Wood and Newton’s manifesto provides over 2,500 pages of must read, eye-popping material. However, for your courtesy and my sanity, I have selected some of the most beneficial and groundbreaking findings included in the article.

  • Segregation of Duties is Un-American – Nothing else in society is segregated these days, so why should your duties be? By allowing more freedom and placing unwavering trust in all employees, everyone can achieve greater personal and financial growth. Each employee should have their own personal company checkbook and oversight should be non-existent, which follows the example set forth by both the IRS and the SEC. In the article, one employee explains how much more productive he is now with less controls in place, “Since my Controller gave me my own company checkbook, my house is paid off, I’m driving a new BMW, and I can even afford to eat lobster each night!”
  • Limits Only Hold You Back – It is crucial that all company credit cards are free of credit limits. This follows the old proverb, “You have to spend money to make money,” only changing it slightly to “You have to go miles to earn miles.” Many companies today take advantage of the rewards that are associated with their credit cards, but are not reaping the full potential of these rewards due to pesky “oversight.” Bi-monthly trips to places like Bora Bora and Kathmandu, add both miles to your credit card and smiles to your employees’ faces. Occasional “accidental” personal purchases are also now encouraged.
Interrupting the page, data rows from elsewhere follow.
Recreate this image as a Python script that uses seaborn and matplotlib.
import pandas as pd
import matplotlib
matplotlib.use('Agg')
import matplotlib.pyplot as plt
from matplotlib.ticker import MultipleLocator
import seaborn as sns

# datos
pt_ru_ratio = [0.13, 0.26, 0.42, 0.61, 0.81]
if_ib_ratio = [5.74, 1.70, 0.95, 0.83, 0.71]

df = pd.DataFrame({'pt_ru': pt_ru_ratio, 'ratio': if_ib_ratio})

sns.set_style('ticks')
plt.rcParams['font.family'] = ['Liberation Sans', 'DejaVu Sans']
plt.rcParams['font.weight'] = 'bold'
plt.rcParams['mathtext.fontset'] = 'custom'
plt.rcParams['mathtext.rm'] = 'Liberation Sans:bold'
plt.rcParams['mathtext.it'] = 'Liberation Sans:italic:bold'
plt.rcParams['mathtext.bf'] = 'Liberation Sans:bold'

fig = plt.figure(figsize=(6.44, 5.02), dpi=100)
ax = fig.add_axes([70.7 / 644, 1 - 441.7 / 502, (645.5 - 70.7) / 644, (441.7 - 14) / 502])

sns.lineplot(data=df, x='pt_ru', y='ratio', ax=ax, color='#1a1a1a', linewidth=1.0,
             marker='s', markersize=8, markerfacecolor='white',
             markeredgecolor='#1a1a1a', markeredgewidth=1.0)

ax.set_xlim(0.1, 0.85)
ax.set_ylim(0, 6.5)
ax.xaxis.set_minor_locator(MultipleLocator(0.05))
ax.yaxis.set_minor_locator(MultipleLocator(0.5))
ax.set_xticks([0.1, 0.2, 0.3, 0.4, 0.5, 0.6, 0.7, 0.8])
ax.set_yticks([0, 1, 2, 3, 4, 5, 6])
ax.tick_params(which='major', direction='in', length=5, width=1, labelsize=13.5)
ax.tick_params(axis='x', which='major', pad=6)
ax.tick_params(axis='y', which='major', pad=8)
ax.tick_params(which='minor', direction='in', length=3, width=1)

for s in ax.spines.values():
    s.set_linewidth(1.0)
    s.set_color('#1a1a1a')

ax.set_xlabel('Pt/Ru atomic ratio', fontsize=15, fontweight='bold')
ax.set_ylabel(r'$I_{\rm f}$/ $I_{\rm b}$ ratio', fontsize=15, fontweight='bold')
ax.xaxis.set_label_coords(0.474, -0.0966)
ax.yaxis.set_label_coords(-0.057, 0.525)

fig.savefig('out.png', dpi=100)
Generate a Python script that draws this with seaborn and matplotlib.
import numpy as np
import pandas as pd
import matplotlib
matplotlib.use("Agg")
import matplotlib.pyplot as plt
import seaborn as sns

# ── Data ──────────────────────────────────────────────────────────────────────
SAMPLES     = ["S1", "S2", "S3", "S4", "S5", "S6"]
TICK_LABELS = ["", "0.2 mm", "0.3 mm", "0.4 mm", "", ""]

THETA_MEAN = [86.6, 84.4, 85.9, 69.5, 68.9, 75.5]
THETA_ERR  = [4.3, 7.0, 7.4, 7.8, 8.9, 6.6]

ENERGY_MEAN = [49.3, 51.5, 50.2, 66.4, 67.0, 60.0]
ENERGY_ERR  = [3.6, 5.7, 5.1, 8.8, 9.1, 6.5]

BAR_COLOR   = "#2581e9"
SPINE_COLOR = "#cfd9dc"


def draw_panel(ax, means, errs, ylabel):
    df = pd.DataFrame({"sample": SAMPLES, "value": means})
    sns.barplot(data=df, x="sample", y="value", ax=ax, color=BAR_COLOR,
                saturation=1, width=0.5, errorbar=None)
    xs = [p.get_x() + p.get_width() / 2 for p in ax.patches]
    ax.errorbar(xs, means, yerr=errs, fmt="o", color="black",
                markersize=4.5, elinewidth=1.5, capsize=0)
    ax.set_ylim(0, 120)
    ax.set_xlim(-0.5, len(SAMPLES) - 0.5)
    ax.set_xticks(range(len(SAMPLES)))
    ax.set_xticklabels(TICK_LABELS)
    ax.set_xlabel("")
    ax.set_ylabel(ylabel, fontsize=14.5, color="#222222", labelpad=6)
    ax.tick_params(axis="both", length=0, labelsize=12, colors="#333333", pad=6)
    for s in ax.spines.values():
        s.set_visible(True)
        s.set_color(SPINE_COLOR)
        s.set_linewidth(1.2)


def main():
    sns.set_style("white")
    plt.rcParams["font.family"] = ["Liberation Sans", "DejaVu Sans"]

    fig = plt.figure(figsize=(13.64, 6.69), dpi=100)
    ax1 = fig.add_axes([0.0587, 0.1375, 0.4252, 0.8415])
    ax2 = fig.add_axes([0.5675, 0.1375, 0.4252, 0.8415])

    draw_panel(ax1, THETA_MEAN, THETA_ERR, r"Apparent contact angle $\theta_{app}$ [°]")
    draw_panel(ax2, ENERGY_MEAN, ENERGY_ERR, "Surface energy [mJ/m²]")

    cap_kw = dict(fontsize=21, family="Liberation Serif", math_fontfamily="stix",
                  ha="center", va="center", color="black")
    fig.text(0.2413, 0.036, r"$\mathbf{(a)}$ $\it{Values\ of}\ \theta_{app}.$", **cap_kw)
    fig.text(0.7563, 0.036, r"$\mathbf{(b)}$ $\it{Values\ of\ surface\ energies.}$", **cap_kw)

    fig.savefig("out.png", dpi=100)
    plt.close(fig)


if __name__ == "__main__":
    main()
  • Getting the Right People on Your Board – According to the article, 50% of all board members join boards to spend less time with their kids, 30% join to spend less time with their spouse, and the other 20% got lost and just found the first room with people in it. Make sure your board is comprised of the people who truly care, your employees! By having your board comprised entirely of employees, you can have board meetings whenever you want since they already know what’s going on with the day-to-day, so there’s no need for any additional oversight.
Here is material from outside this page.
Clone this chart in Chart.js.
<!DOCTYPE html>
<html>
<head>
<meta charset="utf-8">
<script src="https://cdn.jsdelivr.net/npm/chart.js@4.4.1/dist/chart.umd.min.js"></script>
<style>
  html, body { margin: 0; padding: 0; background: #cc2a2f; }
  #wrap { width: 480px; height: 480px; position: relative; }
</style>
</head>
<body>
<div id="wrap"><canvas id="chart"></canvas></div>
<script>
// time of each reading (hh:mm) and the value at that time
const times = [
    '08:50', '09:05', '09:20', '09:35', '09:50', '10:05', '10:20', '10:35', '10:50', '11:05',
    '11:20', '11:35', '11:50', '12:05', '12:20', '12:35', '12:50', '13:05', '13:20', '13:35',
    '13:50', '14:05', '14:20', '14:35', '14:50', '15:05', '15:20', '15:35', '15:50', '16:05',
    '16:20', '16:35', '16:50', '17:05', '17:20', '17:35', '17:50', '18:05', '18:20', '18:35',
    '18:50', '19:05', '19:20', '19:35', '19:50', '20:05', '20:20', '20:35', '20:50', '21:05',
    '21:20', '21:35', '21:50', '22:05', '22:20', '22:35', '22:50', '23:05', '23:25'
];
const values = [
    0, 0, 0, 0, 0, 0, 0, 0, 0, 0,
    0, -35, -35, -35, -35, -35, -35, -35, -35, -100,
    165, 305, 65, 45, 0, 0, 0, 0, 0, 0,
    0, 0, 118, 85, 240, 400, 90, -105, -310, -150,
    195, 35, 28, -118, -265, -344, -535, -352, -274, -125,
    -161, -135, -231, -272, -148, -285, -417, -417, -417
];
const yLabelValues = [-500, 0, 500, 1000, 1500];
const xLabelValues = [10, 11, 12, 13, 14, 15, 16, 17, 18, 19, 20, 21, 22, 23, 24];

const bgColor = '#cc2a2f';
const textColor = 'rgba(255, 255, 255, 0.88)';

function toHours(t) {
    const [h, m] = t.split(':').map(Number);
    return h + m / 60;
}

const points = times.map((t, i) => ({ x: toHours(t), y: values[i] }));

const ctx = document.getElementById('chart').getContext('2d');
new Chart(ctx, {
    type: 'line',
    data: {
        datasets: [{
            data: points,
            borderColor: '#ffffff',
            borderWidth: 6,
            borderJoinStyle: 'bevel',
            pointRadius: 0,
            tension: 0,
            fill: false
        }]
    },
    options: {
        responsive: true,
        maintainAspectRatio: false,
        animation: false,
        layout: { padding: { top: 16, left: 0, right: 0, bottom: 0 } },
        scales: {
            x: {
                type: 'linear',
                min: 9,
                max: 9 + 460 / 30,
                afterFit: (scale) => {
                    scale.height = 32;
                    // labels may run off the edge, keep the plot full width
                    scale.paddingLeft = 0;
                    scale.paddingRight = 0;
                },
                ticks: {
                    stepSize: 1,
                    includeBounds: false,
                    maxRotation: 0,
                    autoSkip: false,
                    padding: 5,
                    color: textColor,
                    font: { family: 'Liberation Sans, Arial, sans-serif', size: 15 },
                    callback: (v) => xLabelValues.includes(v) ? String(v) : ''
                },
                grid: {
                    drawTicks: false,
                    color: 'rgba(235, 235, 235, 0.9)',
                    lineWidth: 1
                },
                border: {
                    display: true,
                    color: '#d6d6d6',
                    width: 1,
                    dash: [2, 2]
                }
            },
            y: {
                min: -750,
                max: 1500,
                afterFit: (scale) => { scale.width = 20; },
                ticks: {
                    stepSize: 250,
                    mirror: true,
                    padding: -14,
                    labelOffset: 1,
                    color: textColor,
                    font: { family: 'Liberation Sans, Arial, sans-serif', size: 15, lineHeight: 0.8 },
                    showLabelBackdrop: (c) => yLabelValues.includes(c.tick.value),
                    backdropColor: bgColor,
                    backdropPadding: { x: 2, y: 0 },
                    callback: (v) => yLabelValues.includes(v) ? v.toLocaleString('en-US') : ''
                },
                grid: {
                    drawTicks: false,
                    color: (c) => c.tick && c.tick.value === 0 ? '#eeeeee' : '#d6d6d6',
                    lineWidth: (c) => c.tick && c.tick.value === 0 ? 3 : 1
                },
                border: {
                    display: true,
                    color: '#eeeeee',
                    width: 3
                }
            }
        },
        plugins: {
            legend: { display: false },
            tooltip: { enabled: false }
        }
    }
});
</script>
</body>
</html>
  • Don’t Sign Anything – Most fraud is discovered through an abstract term called “evidence”, so in theory if there is no evidence there will be no fraud. Key steps to facilitate this include having all correspondence prepared in invisible ink and sent by carrier pigeon, only issuing blank checks, and only paying employees in rolls of 1975 pennies. Each of these are guaranteed to keep your hands clean, except the 1975 pennies, there was a weird copper used that turns your fingers purple.

Though implementation of these new policies and procedures may take some time for employees to get used to, Wood and Newton found that once in place it was almost impossible for the companies to go back to their old controls. Make sure to implement these changes in your company or organization today for the best results.